Britain warns of 'specific' threat in Benghazi
Britain urged its nationals on Thursday to leave Benghazi immediately because of a "specific and imminent threat to Westerners" in the east Libyan city, sparking an angry response from Libya's government.
The alert came just hours after Prime Minister David Cameron warned that last week's deadly attack on a gas complex in Algeria was only one part of what would be a "long struggle against murderous terrorists" around the world.
"We are now aware of a specific and imminent threat to Westerners in Benghazi, and urge any British nationals who remain there against our advice to leave immediately," the Foreign Office said in a statement.
"We cannot comment further on the nature of the threat at this time."
But Libya's deputy interior minister, Abdullah Massoud, expressed his "astonishment" at the tone of the British statement and said his country would be demanding an explanation from London.
"We acknowledge that there are security problems in Benghazi and that there have been for several months, but there is no new intelligence that could justify this reaction from London," the minister said.
"On the contrary. We are now in the process of establishing our authority in the east and in all of Libya, and the security forces are organising themselves little by little and are more and more visible on the ground."
The alert came a day after US Secretary of State Hillary Clinton warned of the challenge posed by rising militancy following the Arab Spring, as she testified before Congress about September's bloody attack on the US mission in Benghazi.
The US ambassador to Libya, Chris Stevens, and three other people were killed when dozens of heavily-armed Al-Qaeda-linked militants overran the compound and a nearby CIA-run annex.
At the time, Britain updated its official advice to warn against all travel to Benghazi and most of Libya, with the exception of Tripoli and a few other towns.
Fears over security in Benghazi were reinforced earlier this month when the Italian consul was shot at in his car. He escaped unhurt but Italy pulled its staff out of the country.
Last week's attack on a remote gas complex in Algeria, in which at least 37 foreign hostages and one Algerian hostage were killed, has also sparked fresh concerns about rising Islamist extremism across north Africa.
In a speech at the World Economic Forum in Davos, Cameron warned that tackling terrorism in that region and elsewhere required playing the long game.
"I believe we are in the midst of a long struggle against murderous terrorists and the poisonous ideology that supports them," he said, just hours before the Foreign Office issued its warning.

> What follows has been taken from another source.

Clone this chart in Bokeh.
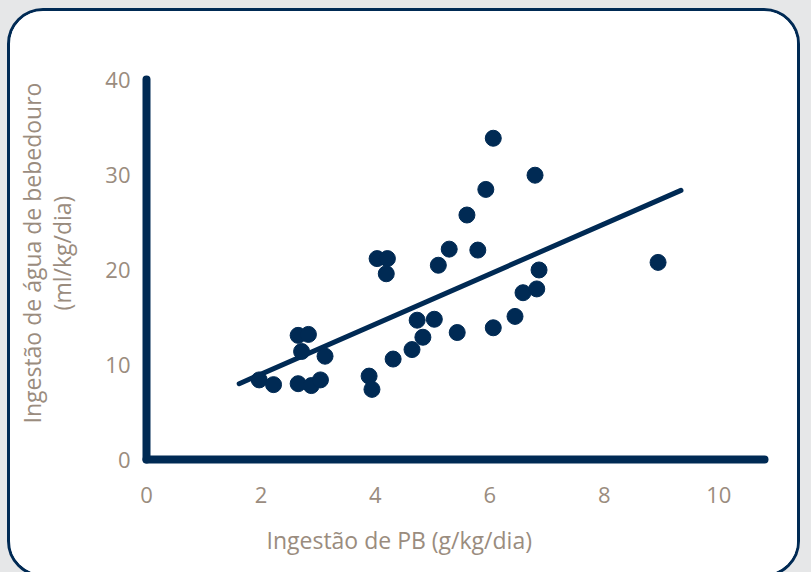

"As we have successfully put pressure on Al-Qaeda in Afghanistan and Pakistan, so Al-Qaeda franchises have been growing for years in Yemen, Somalia and parts of North Africa -- places that have suffered hideously through hostage-taking, terrorism and crime.
"To defeat this menace, we've got to be tough, intelligent and patient," he said, adding that he would make that argument to the Group of Eight (G8) rich nations.
Cameron said that in some cases military action was the right option, praising the ongoing French operation against Islamist rebels in Mali, for which Britain is providing logistical and surveillance support.
"But we need to combine a tough security response with an intelligent political response," he said.
"We need to address the poisonous narrative these terrorists feed on, close down the ungoverned space in which they thrive and deal with the grievances they use to garner support."
The international community should do everything it could to support the "building blocks of democracy" such as the rule of law and a free media, he said, adding: "The Arab Spring remains part of the solution, not part of the problem."